Потом я позвонил в ГАИ, и у Дугина голос тоже был сердитый:

— Это ты, Тихонов? Замучил ты меня совсем со своим поручением. У меня тут дел полно, и в картотеке для тебя пришлось копаться.

— А выбрал номера-то?

— Выбрал. Только те, которые установлены на «Жигулях».

— Спасибо, Сашок, они мне как раз и нужны.

— Записывай, я тебе продиктую. Серия МКЛ — Дадашев. Записал?

— Записал. Дальше…

— Серия МКП — Садовников…

— Дальше.

— Серия МКУ — Шнеер…

— Дальше.

— Серия МКЭ — Панафидин…

— Как-как? Как ты сказал?

— Панафидин Александр Николаевич, проживает в Мерзляковском переулке, дом…

— Стоп, Сашок. Хватит, мне другие не нужны.

— Больше вопросов не имеется? — переспросил Дугин.

— Спасибо тебе, старик, ты меня здорово выручил.

— Большой привет, — сказал Дугин и отключился.

Уж чего-чего, но такого поворота событий я не ожидал никак. Письмо вывело меня прямо на Панафидина. Что же это? Кто-то захотел помочь мне? Или захотел помочь правосудию? Или, может быть, цель письма — помешать мне? И отвратить правосудие? Или совсем здесь правосудие ни при чем и кто-то хочет воспользоваться сложившейся ситуацией и наклепать на Панафидина?

А если письмо — правда, значит, метапроптизол есть и Панафидин со мной дурака валял?

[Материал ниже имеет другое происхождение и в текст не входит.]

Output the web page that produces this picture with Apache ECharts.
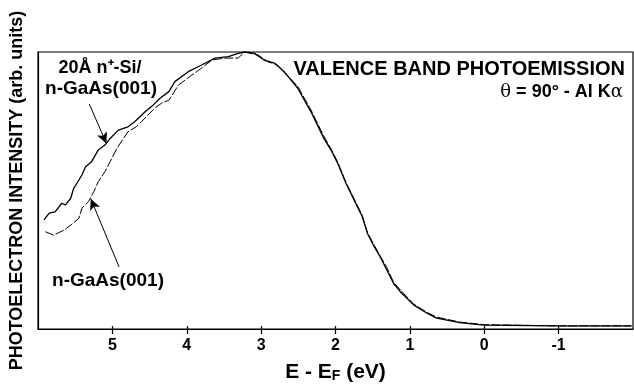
<!DOCTYPE html>
<html>
<head>
<meta charset="utf-8">
<script src="https://cdn.jsdelivr.net/npm/echarts@6/dist/echarts.min.js"></script>
<style>
html,body{margin:0;padding:0;background:#fff;}
#main{width:634px;height:389px;}
</style>
</head>
<body>
<div id="main"></div>
<script>
// x 刻度
const xTicks = [5, 4, 3, 2, 1, 0, -1]

// 20Å n+-Si / n-GaAs(001)  实线
const eSi = [5.92, 5.85, 5.77, 5.68, 5.63, 5.56, 5.52, 5.45, 5.41, 5.36, 5.28, 5.19, 5.10, 5.03, 4.92, 4.79, 4.70, 4.56, 4.45, 4.36, 4.24, 4.16, 3.98, 3.80, 3.62, 3.44, 3.31, 3.22, 3.09, 2.96, 2.82, 2.69, 2.51, 2.33, 2.16, 2.06, 1.97, 1.86, 1.75, 1.64, 1.57, 1.48, 1.40, 1.31, 1.22, 1.11, 0.95, 0.77, 0.64, 0.33, 0.01, -1.01, -1.98]
const iSi = [39.4, 41.8, 42.3, 45.4, 44.8, 47.2, 50.8, 53.8, 55.6, 58.6, 60.4, 64.6, 66.4, 68.8, 71.8, 73.0, 74.8, 78.4, 80.9, 83.3, 85.7, 89.3, 92.9, 95.3, 97.8, 98.3, 99.5, 100, 99.5, 97.1, 96.0, 92.9, 87.0, 78.4, 69.0, 64.6, 59.8, 52.6, 46.6, 40.5, 34.5, 29.7, 26.1, 21.3, 16.5, 12.9, 8.7, 5.7, 3.9, 2.3, 1.4, 1.1, 1.1]

// n-GaAs(001)  虚线
const eGaAs = [5.90, 5.79, 5.65, 5.56, 5.45, 5.41, 5.32, 5.25, 5.19, 5.10, 5.03, 4.94, 4.85, 4.79, 4.68, 4.61, 4.52, 4.43, 4.34, 4.24, 4.11, 3.93, 3.80, 3.66, 3.49, 3.31, 3.22, 3.04, 2.91, 2.78, 2.69, 2.51, 2.33, 2.16, 2.06, 1.97, 1.86, 1.75, 1.64, 1.57, 1.48, 1.40, 1.31, 1.22, 1.11, 0.95, 0.77, 0.64, 0.33, 0.01, -1.01, -1.98]
const iGaAs = [35.1, 33.9, 35.7, 37.5, 40.0, 43.6, 46.0, 49.6, 53.2, 56.8, 60.4, 65.2, 68.8, 71.2, 73.0, 74.8, 77.3, 79.7, 81.5, 82.6, 88.1, 91.7, 94.2, 97.1, 97.8, 97.8, 100, 98.9, 96.5, 95.3, 92.6, 87.7, 79.1, 69.7, 65.0, 60.2, 53.0, 47.0, 41.0, 34.8, 30.3, 26.4, 22.2, 16.9, 13.6, 9.0, 6.0, 4.3, 2.5, 1.6, 1.1, 1.1]

const font = 'Liberation Sans, Arial, Helvetica, sans-serif'

let chart = echarts.init(document.getElementById('main'))

let option = {
    backgroundColor:'#fff',
    animation:false,
    grid:{
        left:36,
        top:52,
        right:1,
        bottom:60,
        show:true,
        borderColor:'#000',
        borderWidth:1.2
    },
    xAxis:[
        {
            type:'value',
            min:-2,
            max:6,
            interval:1,
            inverse:true,
            name:'E - E{sub|F} (eV)',
            nameLocation:'middle',
            nameGap:32,
            nameTextStyle:{
                fontFamily:font,
                fontWeight:'bold',
                fontSize:21,
                color:'#000',
                rich:{
                    sub:{
                        fontFamily:font,
                        fontWeight:'bold',
                        fontSize:14,
                        color:'#000',
                        padding:[8,0,0,0]
                    }
                }
            },
            axisLine:{ onZero:false, lineStyle:{ color:'#000', width:1.2 } },
            axisTick:{
                length:5,
                customValues:xTicks,
                lineStyle:{ color:'#000', width:1.2 }
            },
            axisLabel:{
                customValues:xTicks,
                margin:9,
                fontFamily:font,
                fontWeight:'bold',
                fontSize:16,
                color:'#000'
            },
            splitLine:{ show:false }
        },
        {
            // 刻度线穿过坐标轴
            type:'value',
            min:-2,
            max:6,
            inverse:true,
            position:'bottom',
            axisLine:{ show:false, onZero:false },
            axisTick:{
                inside:true,
                length:3,
                customValues:xTicks,
                lineStyle:{ color:'#000', width:1.2 }
            },
            axisLabel:{ show:false },
            splitLine:{ show:false }
        }
    ],
    yAxis:{
        type:'value',
        min:0,
        max:100,
        position:'left',
        name:'PHOTOELECTRON INTENSITY (arb. units)',
        nameLocation:'middle',
        nameGap:12,
        nameTextStyle:{
            fontFamily:font,
            fontWeight:'bold',
            fontSize:18,
            color:'#000'
        },
        axisLine:{ show:true, onZero:false, lineStyle:{ color:'#000', width:1.2 } },
        axisTick:{ show:false },
        axisLabel:{ show:false },
        splitLine:{ show:false }
    },
    series:[
        {
            name:'20Å n+-Si/n-GaAs(001)',
            type:'line',
            data:eSi.map((e, i) => [e, iSi[i]]),
            showSymbol:false,
            lineStyle:{ color:'#000', width:1.3 },
            markLine:{
                silent:true,
                symbol:['none', 'arrow'],
                symbolSize:[8, 11],
                label:{ show:false },
                lineStyle:{ color:'#000', width:1, type:'solid' },
                data:[
                    [{ coord:[5.31, 81.2] }, { coord:[5.08, 67.0] }],
                    [{ coord:[4.91, 22.4] }, { coord:[5.29, 47.0] }]
                ]
            }
        },
        {
            name:'n-GaAs(001)',
            type:'line',
            data:eGaAs.map((e, i) => [e, iGaAs[i]]),
            showSymbol:false,
            lineStyle:{ color:'#000', width:1, type:[9, 2] }
        }
    ],
    graphic:[
        {
            type:'text',
            x:100, y:68,
            style:{
                text:'20Å n⁺-Si/',
                font:'bold 18px ' + font,
                fill:'#000',
                align:'center',
                verticalAlign:'middle'
            }
        },
        {
            type:'text',
            x:101, y:89,
            style:{
                text:'n-GaAs(001)',
                font:'bold 19px ' + font,
                fill:'#000',
                align:'center',
                verticalAlign:'middle'
            }
        },
        {
            type:'text',
            x:108, y:281,
            style:{
                text:'n-GaAs(001)',
                font:'bold 19px ' + font,
                fill:'#000',
                align:'center',
                verticalAlign:'middle'
            }
        },
        {
            type:'text',
            x:625, y:69,
            style:{
                text:'VALENCE BAND PHOTOEMISSION',
                font:'bold 20px ' + font,
                fill:'#000',
                align:'right',
                verticalAlign:'middle'
            }
        },
        {
            type:'text',
            x:623, y:92,
            style:{
                text:'{g|θ}{b| = 90° - Al K}{g|α}',
                align:'right',
                verticalAlign:'middle',
                rich:{
                    g:{ fontFamily:'DejaVu Serif, serif', fontSize:18, fill:'#000', color:'#000' },
                    b:{ fontFamily:font, fontWeight:'bold', fontSize:18, fill:'#000', color:'#000' }
                }
            }
        }
    ]
}

chart.setOption(option)
</script>
</body>
</html>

Но почему же он скрывает, что получил метапроптизол? И кто человек, знающий его тайну? Враг? Соперник? Или лицемерный друг, желающий подкопаться под него? Кто же он?

А может быть, это не навод, а навет?

Вдруг кто-то сознательно клевещет на Панафидина? Или хотят вывести из игры меня персонально: ведь если я брошусь обыскивать машину Панафидина и ничего не найду, это может вызвать серьезный скандал.

Как же быть, что предпринять? Ведь второго такого случая может и не быть…

Я метался по кабинету, не в силах решиться на что-то определенное. Из головы напрочь вылетели Пачкалина, Рамазанова, их возлюбленные расхитители, все эти разгонщики… Метапроптизол, если в письме написана правда, был почти рядом. Но как его взять?

А может быть, ничего нет? Мистификация? Нелепый, злобный розыгрыш? Но эти люди не похожи на шутников: когда они отравили Позднякова — если это они, — ими руководило вовсе не стремление повеселиться.

А вдруг письмо написано человеком, который случайно знает об этой истории, но боится заявить о ней вслух? Если он действительно хочет добра и блага, но недостаточно мужествен для того, чтобы сказать во всеуслышание: вот преступник?..

И больше я не чувствовал себя хозяином в большом доме, оставленном на мое попечение. Даже тишина изменилась — она стала терпеливо-угрожающей, словно немо ждала моего решения, одинаково бесстрастная к ошибке и к самому точному выбору.

Я пошел к Шарапову. Как было бы хорошо, окажись он на месте, мне так был нужен чей-то разумный совет!

Тамары на месте не было, а дверь в кабинет к шефу отворена. Он сидел за столом и что-то писал.

— Здравия желаю, товарищ генерал.

Шарапов поднял голову от бумаг и мгновение в меня вглядывался, словно не сразу признал.

— Ба-а! Сколько лет сколько зим, — сказал он, ухмыляясь. — Что это ты здесь в свободное время обретаешься?

И по его улыбке, хотя и ехидной, я понял, что он доволен, увидев меня здесь.

— У нас свободное время начинается на пенсии — вас цитирую, как классика.

— Ну вот, обрадовал. Мне, значит, до свободного времени совсем чуток осталось. Зачем пожаловал?

— Посоветоваться, — сказал я смирно.

— Это надо приветствовать, — кивнул генерал. — Как я понимаю, тебе нужна санкция на какой-нибудь недозволенный поступок: в остальных случаях ты по возможности избегаешь со мной советоваться.